Exploring family relations from online obituaries using text mining and data visualisation tools
Warning! This post is very old and may contain information or opinions that are no longer valid or embarrassing.
Using a copy of all the obituaries published online by the Ahram newspaper from January 2002 till April 2008 it is possible to use Linux command line tools (gawk, sed, bash) to find family relations between individuals in certain professions. An example given here explores the family links between a sample of 456 Egyptian state security officers.
This is a very brief description of the method.
The first step is to convert the HTML files downloaded by curl into one giant text file.
Then to move each separate obituary into a line of it's own.
Extract officer names sandwiched between rank and place of work into a separate text file.
Search for the names of each officer through each obituary, family links between different officers can be discovered.
The output is in GraphViz .dot format, which draws a graph similar to the one below.
Graph showing 63 family links between 174 officers from 456 Egyptian state security officers. Each link corresponds to a family tie of a variable degree of relationship including in-laws.
This is just a preview of what might be possible using a data set of 43,156 obituary. Without control group(s), this graph says nothing other than it's pretty and that there are family links between officers. Other methods for analysis of data could be done using statistical methods to answer different questions.
UPDATE: I attached the list of SS officers and the script used to find links between officers and output a .dot Graphviz file. You can download the obituaries dataset from here.
UPDATE Zeinobia wrote a very interesting post about the use of Ahram obituaries by the IDF before 1973 and what the obituaries mean to many Egyptian families:
Before the Yom Kippur war in 1973 the IDF soldiers and officers used to stand on the East bank of the Suez Canal calling Egyptian army officers and soldiers by name along with their families names surprisingly in order to prove that the IDF is the best army in this universe that knew everything everywhere.
The intelligence did not take to much long to figure out how the IDF and also Mossad got their info : Al Ahram Obituary pages , the most famous Who is Who pages in Egypt society and the cash cow of the famous newspaper along with its ad. Egyptian families especially the big and rich ones like to show off with their relations through big obituary , it has become a shallow and silly tradition that the longer the obituary is regardless of how expensive it will be , the most prestigious the family is. As personal experience there are still family members who are angry from my grandma on how she dared and published a small obituary for my grandfather in the famous newspaper !!
UPDATE If you look carefully you will find a couple of mistakes, duplicate names. I will try to fix those, but not now as I am incredibly busy.
Fucking brilliant man!
This is absolutely brilliant
That is so damn interesting and geeky! My geek senses are having an orgasm just for the possibility of doing that on linux :) i actually didnt know its possible to parse arabic text using sed and awk!

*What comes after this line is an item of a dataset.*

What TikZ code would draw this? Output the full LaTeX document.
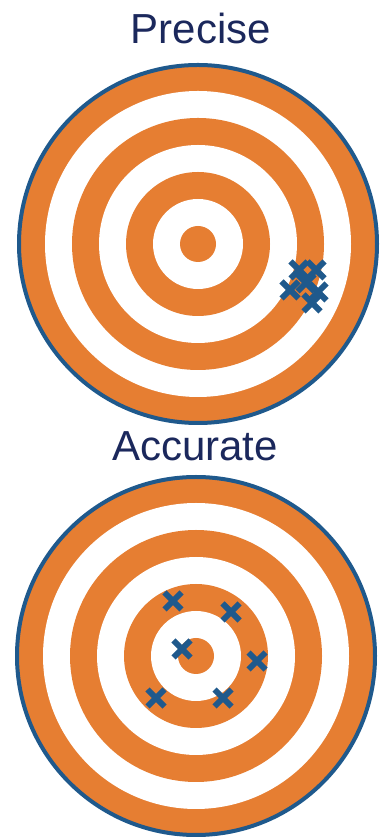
\documentclass[tikz,border=0pt]{standalone}
\usepackage{fontspec}
\setmainfont{Liberation Sans}
\usetikzlibrary{positioning}
\definecolor{tgorange}{RGB}{230,126,50}
\definecolor{tgblue}{RGB}{31,89,140}
\definecolor{tgnavy}{RGB}{27,40,92}

\begin{document}
\begin{tikzpicture}[x=1pt, y=1pt,
    hit/.style={draw=tgblue, line width=6pt},
    title/.style={text=tgnavy, font=\fontsize{42}{50}\selectfont, anchor=base, inner sep=0pt}]
    \useasboundingbox (0,0) rectangle (388,837);
    \coordinate (top) at (198,593);
    \coordinate (bot) at (196,181);

    % Bia trên
    \filldraw[fill=tgorange, draw=tgblue, line width=4pt] (top) circle (179);
    \foreach \r/\c in {153/white,126/tgorange,99/white,72/tgorange,45/white,18/tgorange} {
        \fill[\c] (top) circle (\r);
    }
    % Bia dưới
    \filldraw[fill=tgorange, draw=tgblue, line width=4pt] (bot) circle (179);
    \foreach \r/\c in {153/white,126/tgorange,99/white,72/tgorange,45/white,18/tgorange} {
        \fill[\c] (bot) circle (\r);
    }

    % Tiêu đề
    \node[title] (precise) at (201,793.7) {Precise};
    \node[title] (accurate) at (195,376.3) {Accurate};

    % Các phát bắn
    \foreach \x/\y in {299/567,316/567,290/547,306/554,318/545,312/534} {
        \draw[hit, shift={(\x,\y)}] (-8.5,-8.5) -- (8.5,8.5) (-8.5,8.5) -- (8.5,-8.5);
    }
    \foreach \x/\y in {173/236,231/225,182/188,257/176,156/139,223/139} {
        \draw[hit, shift={(\x,\y)}] (-8.5,-8.5) -- (8.5,8.5) (-8.5,8.5) -- (8.5,-8.5);
    }
\end{tikzpicture}
\end{document}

Well done, would be very kind if you could share the scripts too; i would really love to have a look at these.
LOL, gawk and bash gave me a headache not orgasm..
Actually, it's Graphviz ability to do Arabic by creating SVG files that amused me the most.
I attached the files.
Excellent work and i wonder how did you get all these obituaries? Impressive!
I'd like to see the same done for the judiciary, the police and public universities. I already have an idea of what the graphs for those would look like, but it would still be cool to visualize.